### Material provided:
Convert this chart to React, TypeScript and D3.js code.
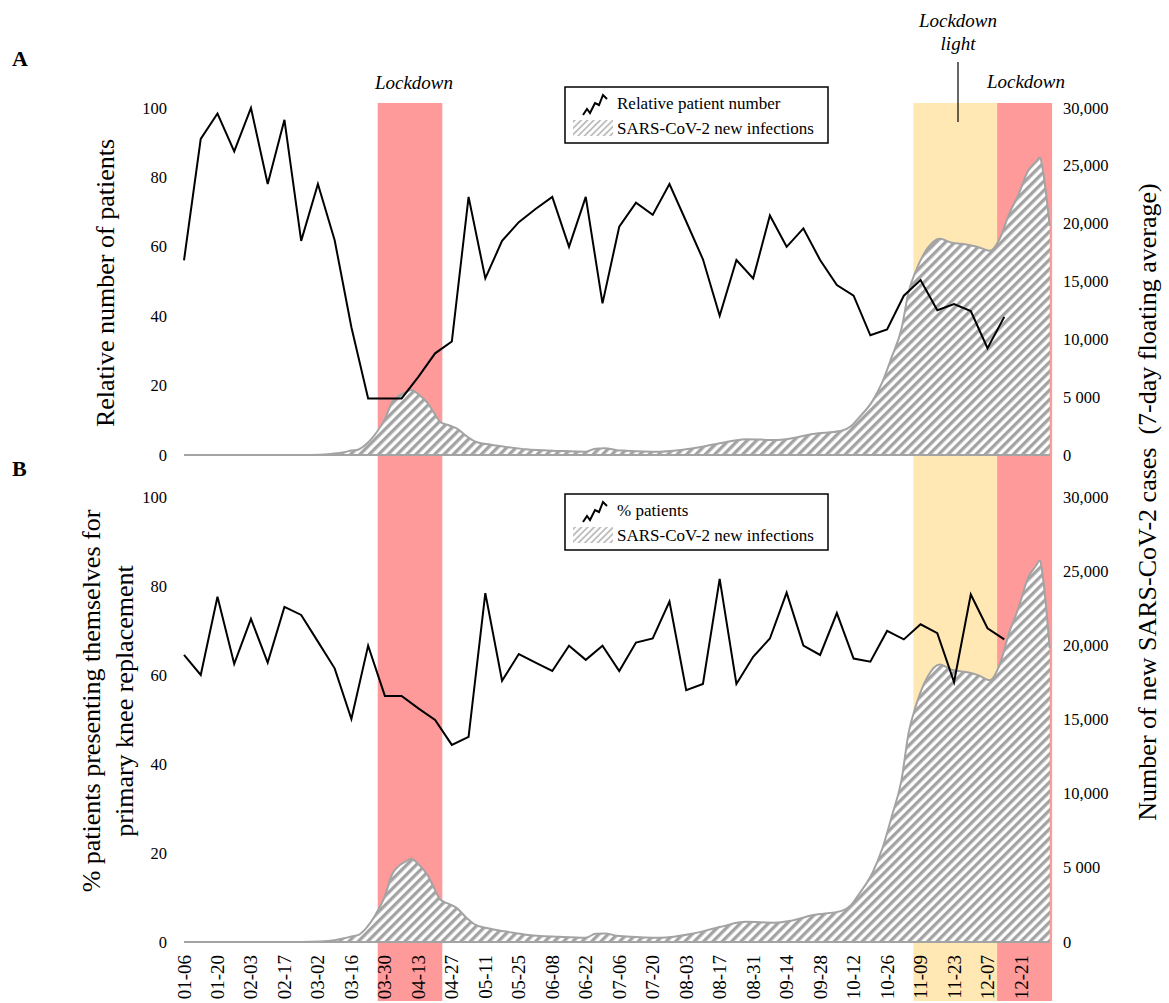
import React from 'react';
import * as d3 from 'd3';

// ---------- data ----------
const START_WEEK = '2020-01-06';
const xTickLabels = ['01-06', '01-20', '02-03', '02-17', '03-02', '03-16', '03-30', '04-13', '04-27', '05-11', '05-25', '06-08', '06-22', '07-06', '07-20', '08-03', '08-17', '08-31', '09-14', '09-28', '10-12', '10-26', '11-09', '11-23', '12-07', '12-21'];

// weekly values (week starting 01-06, one per week)
const relativePatients = [56.1, 91.1, 98.4, 87.5, 100, 78.1, 96.6, 61.7, 78.1, 61.9, 36.8, 16.3, 16.3, 16.3, 22.5, 29.3, 32.7, 74.4, 50.9, 61.7, 67.1, 70.9, 74.4, 60.0, 74.4, 43.7, 65.8, 72.7, 69.2, 78.1, 67.3, 56.4, 40.1, 56.2, 50.9, 69.0, 60.0, 65.3, 56.2, 49.0, 45.9, 34.5, 36.2, 45.9, 50.4, 41.7, 43.5, 41.5, 30.8, 39.8];
const percentPatients = [64.5, 60.0, 77.6, 62.5, 72.6, 62.8, 75.3, 73.5, 67.5, 61.5, 50.1, 66.6, 55.3, 55.3, 52.5, 49.9, 44.3, 46.1, 78.4, 58.7, 64.7, 62.8, 60.9, 66.6, 63.4, 66.6, 60.9, 67.3, 68.2, 76.5, 56.6, 58.0, 81.6, 58.0, 64.1, 68.2, 78.5, 66.6, 64.5, 73.9, 63.7, 63.0, 69.9, 68.0, 71.4, 69.4, 58.4, 78.1, 70.5, 68.0];

// SARS-CoV-2 new infections, 7-day floating average
const infectionDates = ['2020-01-06', '2020-02-24', '2020-03-03', '2020-03-09', '2020-03-13', '2020-03-16', '2020-03-19', '2020-03-22', '2020-03-27', '2020-03-30', '2020-04-02', '2020-04-05', '2020-04-08', '2020-04-10', '2020-04-13', '2020-04-17', '2020-04-20', '2020-04-22', '2020-04-26', '2020-04-29', '2020-05-03', '2020-05-07', '2020-05-14', '2020-05-21', '2020-05-28', '2020-06-11', '2020-06-22', '2020-06-26', '2020-06-30', '2020-07-05', '2020-07-09', '2020-07-23', '2020-08-06', '2020-08-17', '2020-08-28', '2020-09-09', '2020-09-16', '2020-09-25', '2020-10-07', '2020-10-11', '2020-10-14', '2020-10-20', '2020-10-24', '2020-10-28', '2020-11-01', '2020-11-04', '2020-11-07', '2020-11-12', '2020-11-17', '2020-11-22', '2020-11-28', '2020-12-03', '2020-12-08', '2020-12-12', '2020-12-16', '2020-12-20', '2020-12-24', '2020-12-27', '2020-12-29', '2020-12-30', '2021-01-02'];
const infectionCases = [0, 0, 30, 120, 250, 380, 480, 900, 2100, 3100, 4550, 5150, 5450, 5620, 5250, 4470, 3500, 2880, 2550, 2300, 1650, 1150, 865, 665, 490, 350, 290, 550, 580, 420, 375, 290, 580, 1010, 1360, 1300, 1440, 1815, 2100, 2500, 3170, 4700, 6300, 8500, 10900, 14100, 15900, 17900, 18700, 18350, 18200, 17990, 17650, 18660, 20820, 22550, 24570, 25300, 25720, 24800, 19800];

const leftTicks = [0, 20, 40, 60, 80, 100];
const rightTicks = [0, 5000, 10000, 15000, 20000, 25000, 30000];
const rightTickLabels = ['0', '5 000', '10,000', '15,000', '20,000', '25,000', '30,000'];

const bandStarts = ['2020-03-27', '2020-11-06', '2020-12-11'];
const bandEnds = ['2020-04-23', '2020-12-11', '2021-01-03'];
const bandKinds = ['lockdown', 'light', 'lockdown'];

// ---------- layout ----------
const W = 1169;
const H = 1003;
const FONT = "'Liberation Serif','Times New Roman',Times,serif";
const RED = '#ff9a9a';
const YELLOW = '#ffe8b4';
const GRAY = '#a3a3a3';

const parse = d3.utcParse('%Y-%m-%d');
const start = parse(START_WEEK) as Date;
const x = d3
  .scaleUtc()
  .domain([start, parse('2021-01-02') as Date])
  .range([184, 184 + (362 * 16.74) / 7]);
const weekDate = (i: number) => d3.utcDay.offset(start, 7 * i);

const infection = infectionDates.map((d, i) => ({ date: parse(d) as Date, v: infectionCases[i] }));

type PanelProps = {
  top: number;
  bottom: number;
  values: number[];
  legendTop: number;
  legendLabel: string;
};

function Panel({ top, bottom, values, legendTop, legendLabel }: PanelProps) {
  const yL = d3.scaleLinear().domain([0, 100]).range([bottom, top]);
  const yR = d3.scaleLinear().domain([0, 30000]).range([bottom, top]);
  const area = d3
    .area<{ date: Date; v: number }>()
    .x((d) => x(d.date))
    .y0(yR(0))
    .y1((d) => yR(d.v))
    .curve(d3.curveMonotoneX);
  const topLine = d3
    .line<{ date: Date; v: number }>()
    .x((d) => x(d.date))
    .y((d) => yR(d.v))
    .curve(d3.curveMonotoneX);
  const line = d3
    .line<number>()
    .x((_, i) => x(weekDate(i)))
    .y((d) => yL(d));
  const lx = 565;
  const iconPts: [number, number][] = [
    [583, 22], [587, 16], [590, 20], [595, 10], [599, 12], [603, 2], [607, 6],
  ];
  const iconPath = d3.line()(iconPts.map(([a, b]) => [a, legendTop + 6 + b]));
  return (
    <g>
      <path d={area(infection) || ''} fill="url(#hatch)" stroke="none" />
      <path d={topLine(infection) || ''} fill="none" stroke={GRAY} strokeWidth={2} />
      <line x1={x.range()[0]} x2={x(infection[infection.length - 1].date)} y1={bottom} y2={bottom} stroke={GRAY} strokeWidth={2} />
      <path d={line(values) || ''} fill="none" stroke="#000" strokeWidth={2} strokeLinejoin="miter" />
      {leftTicks.map((t) => (
        <text key={'l' + t} x={167} y={yL(t)} textAnchor="end" dominantBaseline="central" fontSize={16.5} fontFamily={FONT}>
          {t}
        </text>
      ))}
      {rightTicks.map((t, i) => (
        <text key={'r' + t} x={1063} y={yR(t)} textAnchor="start" dominantBaseline="central" fontSize={16.5} fontFamily={FONT}>
          {rightTickLabels[i]}
        </text>
      ))}
      {/* legend */}
      <rect x={lx} y={legendTop} width={263} height={56} fill="#fff" stroke="#000" strokeWidth={1.5} />
      <path d={iconPath || ''} fill="none" stroke="#000" strokeWidth={2} />
      <text x={617} y={legendTop + 16} dominantBaseline="central" fontSize={17} fontFamily={FONT}>
        {legendLabel}
      </text>
      <rect x={573} y={legendTop + 33} width={40} height={16} fill="url(#hatchLight)" />
      <text x={617} y={legendTop + 41} dominantBaseline="central" fontSize={17} fontFamily={FONT}>
        SARS-CoV-2 new infections
      </text>
    </g>
  );
}

export default function App() {
  const bandTop = 103;
  const bandBottom = 1001;
  return (
    <svg
      width={W}
      height={H}
      viewBox={`0 0 ${W} ${H}`}
      style={{ position: 'absolute', left: 0, top: 0, background: '#fff', display: 'block' }}
    >
      <defs>
        <pattern id="hatch" patternUnits="userSpaceOnUse" width={6.6} height={6.6} patternTransform="rotate(45)">
          <rect width={6.6} height={6.6} fill="#fff" />
          <rect width={3.3} height={6.6} fill={GRAY} />
        </pattern>
        <pattern id="hatchLight" patternUnits="userSpaceOnUse" width={4.5} height={4.5} patternTransform="rotate(45)">
          <rect width={4.5} height={4.5} fill="#fff" />
          <rect width={1.8} height={4.5} fill="#bdbdbd" />
        </pattern>
      </defs>
      <rect width={W} height={H} fill="#fff" />

      {/* lockdown bands */}
      {bandStarts.map((s, i) => {
        const x0 = x(parse(s) as Date);
        const x1 = x(parse(bandEnds[i]) as Date);
        return (
          <rect key={'b' + i} x={x0} y={bandTop} width={x1 - x0} height={bandBottom - bandTop} fill={bandKinds[i] === 'light' ? YELLOW : RED} />
        );
      })}

      <Panel top={108} bottom={455} values={relativePatients} legendTop={87} legendLabel="Relative patient number" />
      <Panel top={497} bottom={942} values={percentPatients} legendTop={494} legendLabel="% patients" />

      {/* x-axis labels */}
      {xTickLabels.map((lab) => {
        const xx = x(parse('2020-' + lab) as Date);
        return (
          <text key={lab} transform={`translate(${xx},955) rotate(-90)`} textAnchor="end" dominantBaseline="central" fontSize={19} fontFamily={FONT}>
            {lab}
          </text>
        );
      })}

      {/* annotations */}
      <text x={414} y={89} textAnchor="middle" fontSize={19} fontStyle="italic" fontFamily={FONT}>Lockdown</text>
      <text x={958} y={27} textAnchor="middle" fontSize={19} fontStyle="italic" fontFamily={FONT}>Lockdown</text>
      <text x={958} y={50} textAnchor="middle" fontSize={19} fontStyle="italic" fontFamily={FONT}>light</text>
      <line x1={958} x2={958} y1={62} y2={122} stroke="#000" strokeWidth={1.2} />
      <text x={1026} y={88} textAnchor="middle" fontSize={19} fontStyle="italic" fontFamily={FONT}>Lockdown</text>

      {/* panel letters */}
      <text x={12} y={66} fontSize={22} fontWeight="bold" fontFamily={FONT}>A</text>
      <text x={12} y={476} fontSize={22} fontWeight="bold" fontFamily={FONT}>B</text>

      {/* axis titles */}
      <text transform="translate(114,283) rotate(-90)" textAnchor="middle" fontSize={26} fontFamily={FONT}>
        Relative number of patients
      </text>
      <text transform="translate(100,701) rotate(-90)" textAnchor="middle" fontSize={26} fontFamily={FONT}>
        % patients presenting themselves for
      </text>
      <text transform="translate(133,701) rotate(-90)" textAnchor="middle" fontSize={26} fontFamily={FONT}>
        primary knee replacement
      </text>
      <text transform="translate(1156,502) rotate(-90)" textAnchor="middle" fontSize={26} fontFamily={FONT} style={{ whiteSpace: 'pre' }}>
        {'Number of new SARS-CoV-2 cases  (7-day floating average)'}
      </text>
    </svg>
  );
}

### Stated exercise:
Scan the listing above. Gather each line that contains the word "React".

### Exercise solution:
Convert this chart to React, TypeScript and D3.js code.
import React from 'react';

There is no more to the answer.